Denn die Nachfrage ist enorm. Und weil auch auf dem Tiermarkt die Gesetze des Marktes funktionieren, wird die Nachfrage befriedigt. Seriöse Züchter, die ihre Tiere artgerecht halten, ihre Hündinnen nicht permanent belegen lassen und die Welpen sorgfältig aufziehen, können das nicht. Wer bei ihnen kauft, muss mit längeren Wartezeiten rechnen und für einen Welpen bis zu 1.500 Euro zahlen.
Massenzüchter und Händler, die deren Ware verkaufen, bieten diese Hunde dagegen ständig und wesentlich günstiger an. Im Anzeigenteil lokaler Zeitungen finden sich jedes Wochenende Annoncen, die ständig Welpen besonders beliebter Rassen anbieten. Obwohl immer wieder davor gewarnt wird, werden solche Tiere gekauft. Denn den Käufern wird der Erwerb dieser Hunde leicht gemacht: Es ist günstig, und wer einen besonders mickrigen Welpen aus Mitleid kauft, hat auch noch das Gefühl, ein gutes Werk getan zu haben. Die Käufer treffen eine Augenblicksentscheidung und haben sich mit dem Thema Hund vorher häufig nicht beschäftigt. Die Kinder wollen so einen Hund, und es soll so ein hübscher Golden Retriever sein, wie der Nachbar ihn hat. Aber kosten darf er nicht viel.
Häufig müssen sich später Tierschützer solcher Hunde annehmen, da die kranken und schlecht erzogenen Problemhunde ihren Besitzern wenig Freude bereiten. Die Rüden sind häufig aggressiv, die Hündinnen haben ihre Panik von der Mutter geerbt und die Tierarztkosten wachsen den Besitzern über den Kopf. Das Bild des treuen, widerstandsfähigen Familienhundes stimmt nicht mehr. Die Rasse ist völlig überzüchtet. Dagmar Auf der Maur und Nicole Elsweiler, die beiden Organisatorinnen von Retriever in Not, kennen neben den ausgebeuteten Opfern der kommerziellen Tiervermehrung auch diese Seite der Massenproduktion. Das Ziel, in Not geratenen Retrievern zu helfen, ist für sie zum Full-Time-Job geworden.

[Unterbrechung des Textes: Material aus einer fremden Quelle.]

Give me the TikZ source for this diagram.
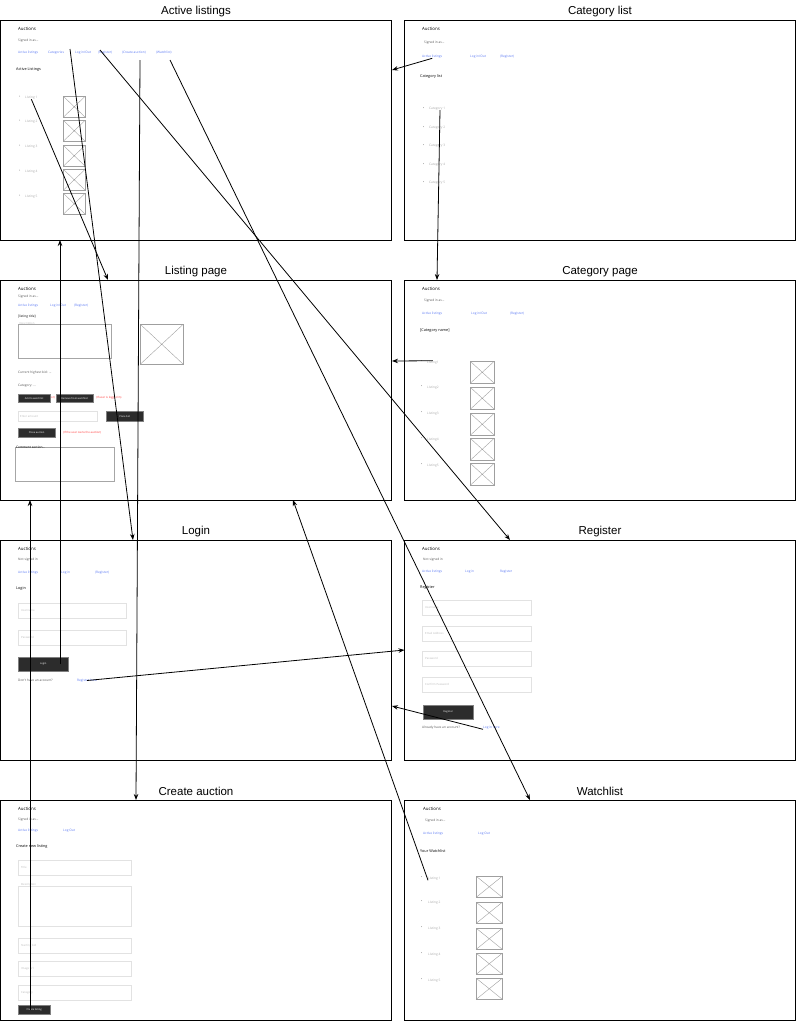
\documentclass[tikz,border=0pt]{standalone}
\usepackage{fontspec}
\setmainfont{Liberation Sans}
\newfontfamily\uifont{Open Sans}
\usetikzlibrary{positioning,arrows.meta}

\definecolor{linkblue}{HTML}{5A78F2}
\definecolor{hintgray}{HTML}{A8A8A8}
\definecolor{fieldgray}{HTML}{E2E2E2}
\definecolor{textgray}{HTML}{555555}
\definecolor{btndark}{HTML}{2C2C2C}
\definecolor{warnred}{HTML}{FF3030}

\tikzset{
  panel/.style={draw, line width=0.9pt, anchor=north west, inner sep=0pt, outer sep=0pt,
    minimum width=391pt, minimum height=220pt},
  title/.style={font=\fontsize{11.5}{13}\selectfont},
  brand/.style={anchor=west, inner sep=0pt, font=\uifont\fontsize{4.4}{5}\selectfont},
  small/.style={anchor=west, inner sep=0pt, text=textgray, font=\uifont\fontsize{3.2}{3.7}\selectfont},
  link/.style={small, text=linkblue},
  head/.style={anchor=west, inner sep=0pt, font=\uifont\fontsize{3.8}{4.4}\selectfont},
  item/.style={small, text=hintgray},
  hint/.style={small, text=hintgray!80, font=\uifont\fontsize{2.8}{3.2}\selectfont},
  warn/.style={small, text=warnred, font=\uifont\fontsize{2.8}{3.2}\selectfont},
  field/.style 2 args={draw=fieldgray, line width=0.5pt, anchor=north west, inner sep=0pt,
    minimum width=#1, minimum height=#2},
  btn/.style 2 args={fill=btndark, draw=gray, line width=0.4pt, anchor=north west, inner sep=0pt,
    minimum width=#1, minimum height=#2, text=white, font=\uifont\fontsize{2.5}{3}\selectfont},
  imgbox/.style 2 args={draw=gray!75, line width=0.5pt, anchor=north west, inner sep=0pt,
    minimum width=#1, minimum height=#2,
    path picture={\draw[gray!75, line width=0.4pt]
      (path picture bounding box.north west) -- (path picture bounding box.south east)
      (path picture bounding box.north east) -- (path picture bounding box.south west);}},
  flow/.style={-{Stealth[length=6pt,width=4.5pt]}, line width=0.8pt}
}

\begin{document}
\begin{tikzpicture}[x=1pt,y=-1pt]
  \useasboundingbox (0,0) rectangle (797,1021);

  % Panels and titles
  \node[panel] (active) at (0,20) {};
  \node[panel] (catlist) at (404.5,20) {};
  \node[panel] (listing) at (0,280) {};
  \node[panel] (catpage) at (404.5,280) {};
  \node[panel] (login) at (0,540) {};
  \node[panel] (register) at (404.5,540) {};
  \node[panel] (create) at (0,800) {};
  \node[panel] (watch) at (404.5,800) {};
  \node[title] (t-active) at (196,11.5) {Active listings};
  \node[title] (t-catlist) at (600,11.5) {Category list};
  \node[title] (t-listing) at (196,271.5) {Listing page};
  \node[title] (t-catpage) at (600,271.5) {Category page};
  \node[title] (t-login) at (196,531.5) {Login};
  \node[title] (t-register) at (600,531.5) {Register};
  \node[title] (t-create) at (196,791.5) {Create auction};
  \node[title] (t-watch) at (600,791.5) {Watchlist};

  % Active listings
  \node[brand] (al-brand) at (18,28.5) {Auctions};
  \node[small] (al-sign) at (18,40.5) {Signed in as...};
  \node[link] (al-act) at (18,52.5) {Active listings};
  \node[link] (al-cat) at (48,52.5) {Categories};
  \node[link] (al-log) at (75,52.5) {Log in/Out};
  \node[link] (al-reg) at (98,52.5) {(Register)};
  \node[link] (al-new) at (122,52.5) {(Create auction)};
  \node[link] (al-watch) at (156,52.5) {(Watchlist)};
  \node[head] (al-head) at (16,69.5) {Active Listings};
  \foreach \y [count=\i] in {97.5,121.5,146.5,171.5,196.5} {
    \fill[hintgray] (19.5,\y-1.5) circle (0.5pt);
    \node[item] (al-l\i) at (25,\y) {Listing \i};
  }
  \foreach \y in {96,120,145,169,193}
    \node[imgbox={22pt}{21pt}] at (63,\y) {};

  % Listing page
  \node[brand] (lp-brand) at (18,288.5) {Auctions};
  \node[small] (lp-sign) at (18,296.5) {Signed in as...};
  \node[link] (lp-act) at (18,305.5) {Active listings};
  \node[link] (lp-log) at (50,305.5) {Log in/Out};
  \node[link] (lp-reg) at (74,305.5) {(Register)};
  \node[small, text=black] (lp-title) at (18,316.5) {[listing title]};
  \node[field={93pt}{34pt}, draw=gray!70] (lp-desc) at (18,324) {};
  \node[hint, anchor=north west] at ([shift={(1.5,-1.5)}]lp-desc.north west) {Description};
  \node[imgbox={43pt}{40pt}] (lp-img) at (140,324) {};
  \node[small] (lp-bid) at (18,372.5) {Current highest bid: ...};
  \node[small] (lp-cat) at (18,385.5) {Category: ...};
  \node[warn, anchor=east] at (55,398) {(or)};
  \node[btn={32pt}{8pt}] (lp-add) at (18,394) {Add to watchlist};
  \node[btn={37pt}{8pt}] (lp-rem) at (56,394) {Remove from watchlist};
  \node[warn] at (96,398) {(If user is logged in)};
  \node[field={79pt}{10pt}] (lp-amt) at (18,411) {};
  \node[hint, right=2pt of lp-amt.west] {Enter amount};
  \node[btn={37pt}{10pt}] (lp-place) at (106,411) {Place bid};
  \node[btn={37pt}{9pt}] (lp-close) at (18,428) {Close auction};
  \node[warn] at (63,433) {(If the user owns the auction)};
  \node[field={99pt}{34pt}, draw=gray!70] (lp-com) at (15,447) {};
  \node[small, text=black, anchor=north west] at ([shift={(1,-1.5)}]lp-com.north west) {Comment section...};

  % Login
  \node[brand] (lg-brand) at (18,548.5) {Auctions};
  \node[small] (lg-sign) at (18,559.5) {Not signed in};
  \node[link] (lg-act) at (18,572.5) {Active listings};
  \node[link] (lg-log) at (61,572.5) {Log in};
  \node[link] (lg-reg2) at (95,572.5) {(Register)};
  \node[head] (lg-head) at (16,588.5) {Login};
  \node[field={108pt}{15pt}] (lg-user) at (18,603) {};
  \node[hint, right=3pt of lg-user.west] {Username};
  \node[field={108pt}{15pt}] (lg-pass) at (18,630) {};
  \node[hint, right=3pt of lg-pass.west] {Password};
  \node[btn={50pt}{14pt}] (lg-btn) at (18,657) {Login};
  \node[small] (lg-q) at (18,680.5) {Don't have an account?};
  \node[link] (lg-reg) at (77,680.5) {Register here};

  % Create auction
  \node[brand] (ca-brand) at (18,808.5) {Auctions};
  \node[small] (ca-sign) at (18,819.5) {Signed in as...};
  \node[link] (ca-act) at (18,830.5) {Active listings};
  \node[link] (ca-log) at (63,830.5) {Log Out};
  \node[head] (ca-head) at (16,846.5) {Create new listing};
  \node[field={113pt}{15pt}] (ca-title) at (18,860) {};
  \node[hint, right=3pt of ca-title.west] {Title};
  \node[field={113pt}{40pt}] (ca-desc) at (18,886) {};
  \node[hint, anchor=north west] at ([shift={(3,-3)}]ca-desc.north west) {Description};
  \node[field={113pt}{15pt}] (ca-bid) at (18,938) {};
  \node[hint, right=3pt of ca-bid.west] {Starting bid};
  \node[field={113pt}{15pt}] (ca-img) at (18,961) {};
  \node[hint, right=3pt of ca-img.west] {Image url};
  \node[field={113pt}{15pt}] (ca-cat) at (18,985) {};
  \node[hint, right=3pt of ca-cat.west] {Category};
  \node[btn={32pt}{9pt}] (ca-btn) at (18,1005) {Create listing};

  % Category list
  \node[brand] (cl-brand) at (422,28.5) {Auctions};
  \node[small] (cl-sign) at (424,42.5) {Signed in as...};
  \node[link] (cl-act) at (422,56.5) {Active listings};
  \node[link] (cl-log) at (470,56.5) {Log in/Out};
  \node[link] (cl-reg) at (500,56.5) {(Register)};
  \node[head] (cl-head) at (420,76.5) {Category list};
  \foreach \y [count=\i] in {108.5,127.5,145.5,164.5,182.5} {
    \fill[hintgray] (423.5,\y-1) circle (0.5pt);
    \node[item] (cl-c\i) at (429,\y) {Category \i};
  }

  % Category page
  \node[brand] (cp-brand) at (422,288.5) {Auctions};
  \node[small] (cp-sign) at (424,300.5) {Signed in as...};
  \node[link] (cp-act) at (422,313.5) {Active listings};
  \node[link] (cp-log) at (471,313.5) {Log in/Out};
  \node[link] (cp-reg) at (510,313.5) {(Register)};
  \node[head] (cp-head) at (420,330.5) {[Category name]};
  \foreach \y [count=\i] in {362.5,387.5,413.5,439.5,465.5} {
    \fill[hintgray] (421.5,\y-2) circle (0.5pt);
    \node[item] (cp-l\i) at (427,\y) {Listing\i};
  }
  \foreach \y in {361,387,413,438,463}
    \node[imgbox={24pt}{22pt}] at (470,\y) {};

  % Register
  \node[brand] (rg-brand) at (422,548.5) {Auctions};
  \node[small] (rg-sign) at (423,559.5) {Not signed in};
  \node[link] (rg-act) at (422,571.5) {Active listings};
  \node[link] (rg-log) at (465,571.5) {Log in};
  \node[link] (rg-reg) at (500,571.5) {Register};
  \node[head] (rg-head) at (420,587.5) {Register};
  \foreach \y/\t/\n in {600/Username/u,626/Email Address/e,651/Password/p,677/Confirm Password/c} {
    \node[field={109pt}{15pt}] (rg-\n) at (422,\y) {};
    \node[hint, right=3pt of rg-\n.west] {\t};
  }
  \node[btn={50pt}{14pt}] (rg-btn) at (423,705) {Register};
  \node[small] (rg-q) at (422,727.5) {Already have an account?};
  \node[link] (rg-login) at (483,727.5) {Log in here};

  % Watchlist
  \node[brand] (wl-brand) at (423,808.5) {Auctions};
  \node[small] (wl-sign) at (425,820.5) {Signed in as...};
  \node[link] (wl-act) at (423,833.5) {Active listings};
  \node[link] (wl-log) at (478,833.5) {Log Out};
  \node[head] (wl-head) at (420,851.5) {Your Watchlist};
  \foreach \y [count=\i] in {878.5,902.5,928.5,954.5,980.5} {
    \fill[hintgray] (421.5,\y-2) circle (0.5pt);
    \node[item] (wl-l\i) at (428,\y) {Listing \i};
  }
  \foreach \y in {876,902,928,953,978}
    \node[imgbox={26pt}{21pt}] at (476,\y) {};

  % Arrow ends
  \coordinate (cat-out) at (70,49);
  \coordinate (reg-out) at (100,50);
  \coordinate (new-out) at (140,60);
  \coordinate (watch-out) at (170,60);
  \coordinate (cat1-out) at (440,110);
  \coordinate (login-in) at (133,540);
  \coordinate (listing-in) at (108,280);
  \coordinate (register-in) at (510,540);
  \coordinate (create-in) at (136,800);
  \coordinate (watch-in) at (530,800);
  \coordinate (active-in) at (392,70);
  \coordinate (catpage-in) at (437,280);
  \coordinate (listing-in2) at (392,361);
  \coordinate (active-in2) at (60,240);
  \coordinate (register-in2) at (404.5,650);
  \coordinate (login-in2) at (392,706);
  \coordinate (listing-in3) at (30,500);
  \coordinate (listing-in4) at (293,500);

  % Navigation
  \draw[flow] (cat-out) -- (login-in);
  \draw[flow] (al-l1.south) -- (listing-in);
  \draw[flow] (reg-out) -- (register-in);
  \draw[flow] (new-out) -- (create-in);
  \draw[flow] (watch-out) -- (watch-in);
  \draw[flow] (cl-act.south) -- (active-in);
  \draw[flow] (cat1-out) -- (catpage-in);
  \draw[flow] (cp-l1.north) -- (listing-in2);
  \draw[flow] (lg-btn.center -| active-in2) -- (active-in2);
  \draw[flow] (lg-reg.center) -- (register-in2);
  \draw[flow] (rg-login.south west) -- (login-in2);
  \draw[flow] (ca-btn.center -| listing-in3) -- (listing-in3);
  \draw[flow] (wl-l1.south west) -- (listing-in4);
\end{tikzpicture}
\end{document}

Bisher konnten sie mehr als 400 Hunde in ein neues Zuhause vermitteln. 45 Retriever sind noch in Pflegestellen untergebracht. Da ihre Familien den Einsatz für die Hunde unterstützen, haben beide zu Hause ein ganzes Rudel von Notfällen aufgenommen.
Zum Glück finden sich aber auch immer wieder Interessenten für die Zuchthündinnen, egal wie ausgemergelt oder alt sie sind. Trotzdem ist die Arbeit von Retriever in Not nur ein Tropfen auf den heißen Stein. Denn die Chance, freigelassen zu werden und doch noch als Familienhund zu enden, haben die wenigsten. Die Mehrzahl schafft es nicht, den schlimmen Lebensbedingungen zu entkommen.
Deshalb bemüht sich Retriever in Not besonders um die Aufklärung von Kaufinteressierten. Denn erst, wenn sich das Geschäft für die Vermehrer und für die Händler, die von ihnen beliefert werden, nicht mehr lohnt, weil niemand mehr Welpen zu Schnäppchenpreisen kauft, wird die Qual der Hündinnen zu Ende sein.